DATASET EXTRACT |

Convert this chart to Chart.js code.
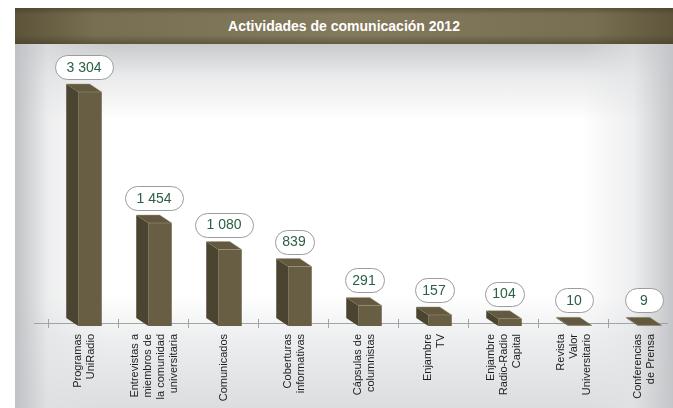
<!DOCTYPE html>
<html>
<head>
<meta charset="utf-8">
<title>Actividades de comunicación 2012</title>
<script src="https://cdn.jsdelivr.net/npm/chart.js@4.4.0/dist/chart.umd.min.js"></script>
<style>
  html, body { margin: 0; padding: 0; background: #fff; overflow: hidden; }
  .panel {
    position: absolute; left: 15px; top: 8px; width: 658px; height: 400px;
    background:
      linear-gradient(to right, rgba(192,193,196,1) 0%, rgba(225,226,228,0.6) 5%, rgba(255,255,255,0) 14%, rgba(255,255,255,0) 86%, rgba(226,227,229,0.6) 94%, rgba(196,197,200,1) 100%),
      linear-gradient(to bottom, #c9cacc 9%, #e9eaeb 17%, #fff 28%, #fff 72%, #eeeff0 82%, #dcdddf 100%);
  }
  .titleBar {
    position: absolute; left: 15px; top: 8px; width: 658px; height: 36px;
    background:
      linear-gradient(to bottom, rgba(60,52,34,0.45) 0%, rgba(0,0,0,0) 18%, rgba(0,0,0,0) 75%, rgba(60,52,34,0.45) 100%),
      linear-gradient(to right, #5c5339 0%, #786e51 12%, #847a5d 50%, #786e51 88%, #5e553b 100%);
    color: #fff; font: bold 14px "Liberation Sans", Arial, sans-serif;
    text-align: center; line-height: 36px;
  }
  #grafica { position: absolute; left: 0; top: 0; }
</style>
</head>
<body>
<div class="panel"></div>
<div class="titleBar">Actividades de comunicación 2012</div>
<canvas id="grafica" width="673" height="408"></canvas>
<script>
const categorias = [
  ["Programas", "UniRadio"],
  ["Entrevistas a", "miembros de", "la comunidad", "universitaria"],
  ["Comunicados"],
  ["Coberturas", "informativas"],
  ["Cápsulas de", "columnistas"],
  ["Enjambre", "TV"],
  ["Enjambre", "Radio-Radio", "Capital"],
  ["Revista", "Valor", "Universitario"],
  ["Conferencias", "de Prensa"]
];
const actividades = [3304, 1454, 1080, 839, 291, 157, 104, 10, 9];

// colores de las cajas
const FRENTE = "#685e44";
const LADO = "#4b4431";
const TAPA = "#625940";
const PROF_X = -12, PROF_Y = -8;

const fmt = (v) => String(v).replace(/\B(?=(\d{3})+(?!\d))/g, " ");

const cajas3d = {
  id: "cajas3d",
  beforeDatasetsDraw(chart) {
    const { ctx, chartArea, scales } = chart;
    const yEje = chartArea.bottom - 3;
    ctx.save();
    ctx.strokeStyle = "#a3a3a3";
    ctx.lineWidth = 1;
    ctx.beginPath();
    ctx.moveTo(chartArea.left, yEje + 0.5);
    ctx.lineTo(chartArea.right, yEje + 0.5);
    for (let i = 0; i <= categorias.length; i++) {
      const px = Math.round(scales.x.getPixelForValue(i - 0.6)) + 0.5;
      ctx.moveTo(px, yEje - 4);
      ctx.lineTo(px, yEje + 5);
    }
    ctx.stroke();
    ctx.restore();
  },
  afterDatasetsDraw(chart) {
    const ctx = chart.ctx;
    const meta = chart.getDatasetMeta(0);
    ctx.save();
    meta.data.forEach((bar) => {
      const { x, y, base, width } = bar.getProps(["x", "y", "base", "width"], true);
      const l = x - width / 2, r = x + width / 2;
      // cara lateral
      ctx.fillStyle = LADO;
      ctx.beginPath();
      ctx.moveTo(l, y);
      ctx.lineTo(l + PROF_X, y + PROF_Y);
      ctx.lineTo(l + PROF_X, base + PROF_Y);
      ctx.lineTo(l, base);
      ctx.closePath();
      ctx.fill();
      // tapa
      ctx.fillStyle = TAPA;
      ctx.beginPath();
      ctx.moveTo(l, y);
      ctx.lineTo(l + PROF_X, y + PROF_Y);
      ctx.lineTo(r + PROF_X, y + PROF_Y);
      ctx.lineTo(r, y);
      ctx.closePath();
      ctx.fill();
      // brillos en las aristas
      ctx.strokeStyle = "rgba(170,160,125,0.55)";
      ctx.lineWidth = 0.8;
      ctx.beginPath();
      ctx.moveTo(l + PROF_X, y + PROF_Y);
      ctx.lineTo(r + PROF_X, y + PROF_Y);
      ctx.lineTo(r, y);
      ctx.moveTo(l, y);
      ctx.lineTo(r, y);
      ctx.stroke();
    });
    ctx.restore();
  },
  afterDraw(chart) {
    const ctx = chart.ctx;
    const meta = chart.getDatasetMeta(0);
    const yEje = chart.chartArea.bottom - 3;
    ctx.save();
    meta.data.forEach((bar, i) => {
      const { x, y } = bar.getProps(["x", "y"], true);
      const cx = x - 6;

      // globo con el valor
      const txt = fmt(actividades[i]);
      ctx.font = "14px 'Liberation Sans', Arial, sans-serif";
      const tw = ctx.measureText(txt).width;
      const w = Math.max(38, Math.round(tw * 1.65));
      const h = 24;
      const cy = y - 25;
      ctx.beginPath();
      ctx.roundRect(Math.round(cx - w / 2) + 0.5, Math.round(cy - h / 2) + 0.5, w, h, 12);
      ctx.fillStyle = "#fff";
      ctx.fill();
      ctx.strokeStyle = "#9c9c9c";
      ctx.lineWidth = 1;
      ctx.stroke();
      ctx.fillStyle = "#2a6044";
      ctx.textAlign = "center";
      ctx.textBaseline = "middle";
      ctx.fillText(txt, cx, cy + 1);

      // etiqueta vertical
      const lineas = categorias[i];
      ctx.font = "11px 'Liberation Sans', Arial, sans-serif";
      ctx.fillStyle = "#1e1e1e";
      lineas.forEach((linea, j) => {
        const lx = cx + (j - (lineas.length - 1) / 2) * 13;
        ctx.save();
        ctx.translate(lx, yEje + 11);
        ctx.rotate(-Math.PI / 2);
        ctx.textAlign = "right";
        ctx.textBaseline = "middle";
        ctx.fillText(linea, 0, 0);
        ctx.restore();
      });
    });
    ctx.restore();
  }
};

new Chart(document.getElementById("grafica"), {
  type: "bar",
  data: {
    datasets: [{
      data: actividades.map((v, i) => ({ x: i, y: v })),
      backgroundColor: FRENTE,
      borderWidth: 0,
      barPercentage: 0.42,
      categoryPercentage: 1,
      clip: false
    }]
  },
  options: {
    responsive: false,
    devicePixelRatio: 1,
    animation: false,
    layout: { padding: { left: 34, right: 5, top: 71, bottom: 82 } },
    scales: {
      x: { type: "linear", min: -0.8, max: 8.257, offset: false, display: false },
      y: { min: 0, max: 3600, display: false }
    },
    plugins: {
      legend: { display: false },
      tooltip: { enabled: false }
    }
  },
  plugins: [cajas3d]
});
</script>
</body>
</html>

PROBLEM DESCRIPTION |
Copy each line in full and exactly, omitting any picture.

THE SOLUTION |
Convert this chart to Chart.js code.
<!DOCTYPE html>
<html>
<head>
<meta charset="utf-8">
<title>Actividades de comunicación 2012</title>
<script src="https://cdn.jsdelivr.net/npm/chart.js@4.4.0/dist/chart.umd.min.js"></script>
<style>
  html, body { margin: 0; padding: 0; background: #fff; overflow: hidden; }
  .panel {
    position: absolute; left: 15px; top: 8px; width: 658px; height: 400px;
    background:
      linear-gradient(to right, rgba(192,193,196,1) 0%, rgba(225,226,228,0.6) 5%, rgba(255,255,255,0) 14%, rgba(255,255,255,0) 86%, rgba(226,227,229,0.6) 94%, rgba(196,197,200,1) 100%),
      linear-gradient(to bottom, #c9cacc 9%, #e9eaeb 17%, #fff 28%, #fff 72%, #eeeff0 82%, #dcdddf 100%);
  }
  .titleBar {
    position: absolute; left: 15px; top: 8px; width: 658px; height: 36px;
    background:
      linear-gradient(to bottom, rgba(60,52,34,0.45) 0%, rgba(0,0,0,0) 18%, rgba(0,0,0,0) 75%, rgba(60,52,34,0.45) 100%),
      linear-gradient(to right, #5c5339 0%, #786e51 12%, #847a5d 50%, #786e51 88%, #5e553b 100%);
    color: #fff; font: bold 14px "Liberation Sans", Arial, sans-serif;
    text-align: center; line-height: 36px;
  }
  #grafica { position: absolute; left: 0; top: 0; }
</style>
</head>
<body>
<div class="panel"></div>
<div class="titleBar">Actividades de comunicación 2012</div>
<canvas id="grafica" width="673" height="408"></canvas>
<script>
const categorias = [
  ["Programas", "UniRadio"],
  ["Entrevistas a", "miembros de", "la comunidad", "universitaria"],
  ["Comunicados"],
  ["Coberturas", "informativas"],
  ["Cápsulas de", "columnistas"],
  ["Enjambre", "TV"],
  ["Enjambre", "Radio-Radio", "Capital"],
  ["Revista", "Valor", "Universitario"],
  ["Conferencias", "de Prensa"]
];
const actividades = [3304, 1454, 1080, 839, 291, 157, 104, 10, 9];

// colores de las cajas
const FRENTE = "#685e44";
const LADO = "#4b4431";
const TAPA = "#625940";
const PROF_X = -12, PROF_Y = -8;

const fmt = (v) => String(v).replace(/\B(?=(\d{3})+(?!\d))/g, " ");

const cajas3d = {
  id: "cajas3d",
  beforeDatasetsDraw(chart) {
    const { ctx, chartArea, scales } = chart;
    const yEje = chartArea.bottom - 3;
    ctx.save();
    ctx.strokeStyle = "#a3a3a3";
    ctx.lineWidth = 1;
    ctx.beginPath();
    ctx.moveTo(chartArea.left, yEje + 0.5);
    ctx.lineTo(chartArea.right, yEje + 0.5);
    for (let i = 0; i <= categorias.length; i++) {
      const px = Math.round(scales.x.getPixelForValue(i - 0.6)) + 0.5;
      ctx.moveTo(px, yEje - 4);
      ctx.lineTo(px, yEje + 5);
    }
    ctx.stroke();
    ctx.restore();
  },
  afterDatasetsDraw(chart) {
    const ctx = chart.ctx;
    const meta = chart.getDatasetMeta(0);
    ctx.save();
    meta.data.forEach((bar) => {
      const { x, y, base, width } = bar.getProps(["x", "y", "base", "width"], true);
      const l = x - width / 2, r = x + width / 2;
      // cara lateral
      ctx.fillStyle = LADO;
      ctx.beginPath();
      ctx.moveTo(l, y);
      ctx.lineTo(l + PROF_X, y + PROF_Y);
      ctx.lineTo(l + PROF_X, base + PROF_Y);
      ctx.lineTo(l, base);
      ctx.closePath();
      ctx.fill();
      // tapa
      ctx.fillStyle = TAPA;
      ctx.beginPath();
      ctx.moveTo(l, y);
      ctx.lineTo(l + PROF_X, y + PROF_Y);
      ctx.lineTo(r + PROF_X, y + PROF_Y);
      ctx.lineTo(r, y);
      ctx.closePath();
      ctx.fill();
      // brillos en las aristas
      ctx.strokeStyle = "rgba(170,160,125,0.55)";
      ctx.lineWidth = 0.8;
      ctx.beginPath();
      ctx.moveTo(l + PROF_X, y + PROF_Y);
      ctx.lineTo(r + PROF_X, y + PROF_Y);
      ctx.lineTo(r, y);
      ctx.moveTo(l, y);
      ctx.lineTo(r, y);
      ctx.stroke();
    });
    ctx.restore();
  },
  afterDraw(chart) {
    const ctx = chart.ctx;
    const meta = chart.getDatasetMeta(0);
    const yEje = chart.chartArea.bottom - 3;
    ctx.save();
    meta.data.forEach((bar, i) => {
      const { x, y } = bar.getProps(["x", "y"], true);
      const cx = x - 6;

      // globo con el valor
      const txt = fmt(actividades[i]);
      ctx.font = "14px 'Liberation Sans', Arial, sans-serif";
      const tw = ctx.measureText(txt).width;
      const w = Math.max(38, Math.round(tw * 1.65));
      const h = 24;
      const cy = y - 25;
      ctx.beginPath();
      ctx.roundRect(Math.round(cx - w / 2) + 0.5, Math.round(cy - h / 2) + 0.5, w, h, 12);
      ctx.fillStyle = "#fff";
      ctx.fill();
      ctx.strokeStyle = "#9c9c9c";
      ctx.lineWidth = 1;
      ctx.stroke();
      ctx.fillStyle = "#2a6044";
      ctx.textAlign = "center";
      ctx.textBaseline = "middle";
      ctx.fillText(txt, cx, cy + 1);

      // etiqueta vertical
      const lineas = categorias[i];
      ctx.font = "11px 'Liberation Sans', Arial, sans-serif";
      ctx.fillStyle = "#1e1e1e";
      lineas.forEach((linea, j) => {
        const lx = cx + (j - (lineas.length - 1) / 2) * 13;
        ctx.save();
        ctx.translate(lx, yEje + 11);
        ctx.rotate(-Math.PI / 2);
        ctx.textAlign = "right";
        ctx.textBaseline = "middle";
        ctx.fillText(linea, 0, 0);
        ctx.restore();
      });
    });
    ctx.restore();
  }
};

new Chart(document.getElementById("grafica"), {
  type: "bar",
  data: {
    datasets: [{
      data: actividades.map((v, i) => ({ x: i, y: v })),
      backgroundColor: FRENTE,
      borderWidth: 0,
      barPercentage: 0.42,
      categoryPercentage: 1,
      clip: false
    }]
  },
  options: {
    responsive: false,
    devicePixelRatio: 1,
    animation: false,
    layout: { padding: { left: 34, right: 5, top: 71, bottom: 82 } },
    scales: {
      x: { type: "linear", min: -0.8, max: 8.257, offset: false, display: false },
      y: { min: 0, max: 3600, display: false }
    },
    plugins: {
      legend: { display: false },
      tooltip: { enabled: false }
    }
  },
  plugins: [cajas3d]
});
</script>
</body>
</html>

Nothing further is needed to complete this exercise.